There has never been anything graceful about Russell Westbrook. His game is not defined by its smoothness or its liquidity. He does not ease into anything and he hardly ever makes anything look actually easy.
Westbrook has for years not been long for the traditionalists of the world. He’s not a pure point guard by any stretch of that term and any person who desires that will, ultimately, find flaws, both real and perceived, within his game.
He has sharp edges on him and they get sharper still, the many chips on his shoulders constantly rubbing together. Of late he’s been reborn, perhaps, but only in the minds of people who never actually thought he had it like this. He’s been doing this for years now, but maybe it’s because people are finally getting to see him do it for multiple games against Paul, the very point guard who Westbrook’s playing style is most averse to.
Before the third quarter on Tuesday night I imagine Brooks just looked at Russ in the locker room and said, “Hulk, smash” and then we got one of the more destructive pieces of basketball we’ve seen some time. Westbrook is a movement, but not one crafted in some branding hashtag fueled meeting of the minds. He’s one that nature is in charge of. All that shouting? Dude is basketball Rick Flair.
The truest thing to say is the Thunder are not still alive, not in this series and not in the Memphis one, without Westbrook playing the way he’s been playing. We keep trying to bend him to our narratives and our desires. We keep wanting him to make sense. But that’s not ever going to happen. A point guard like Westbrook has not existed before and because of that, the reactions to his play from the people that can’t handle the evolution of a position will forever be visceral. It’ll get people going in their chest where their heart lives. Because Russ makes hearts get going some type of way. He makes them beat harder and with greater frequency. He wears everyone involved in the game — players on the other team, players on his team, coaches, fans — out. He makes hearts sprint because he plays with his so much.
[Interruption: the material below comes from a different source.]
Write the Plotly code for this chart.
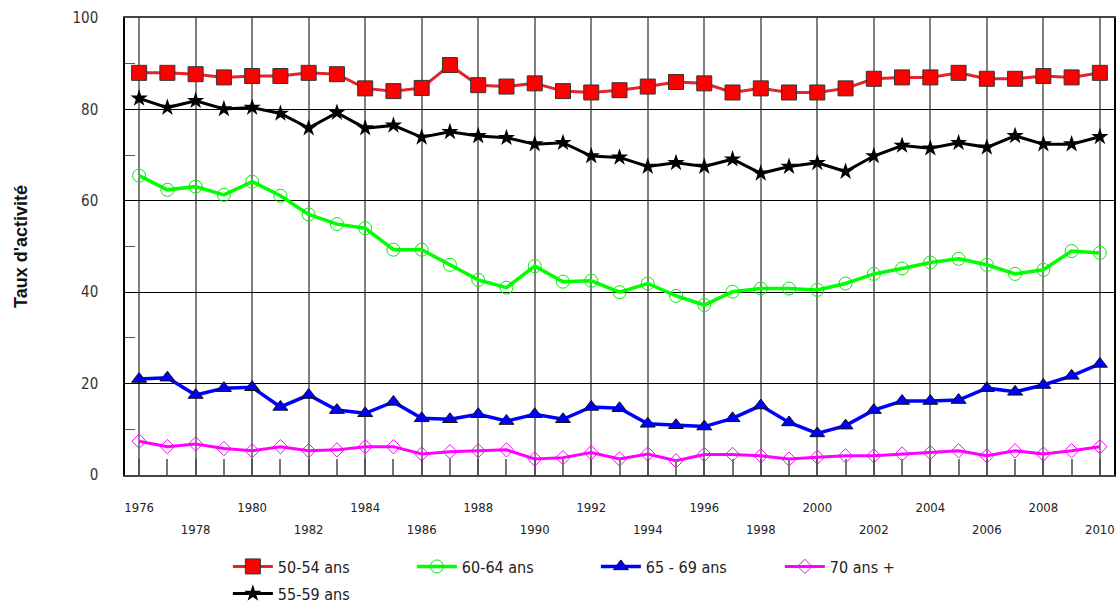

Find a player who plays harder and I’ll bring a mirror to your house, have you look in it, and show you a liar, you freaking liar.
Durant’s arms and legs are so long it always seems as if he’s only playing the game with his limbs. It’s a beautiful thing to see him glide, that feathery jumper of his dripping down through the net, warm honey water-falling out of some Rucker heaven. Westbrook isn’t as smooth as all that. He plays the game with every bit of his whole body. He rages around the court. On some layups it’s as if he’s showing off his elbows to the world. See how high I can get them?
I don’t want to talk about the controversy surrounding last game because that takes away from the unreal game Westbrook had, and that’s not cool to me. He moves like he’s rebelling against the world. He has cause, though. He just wants to win.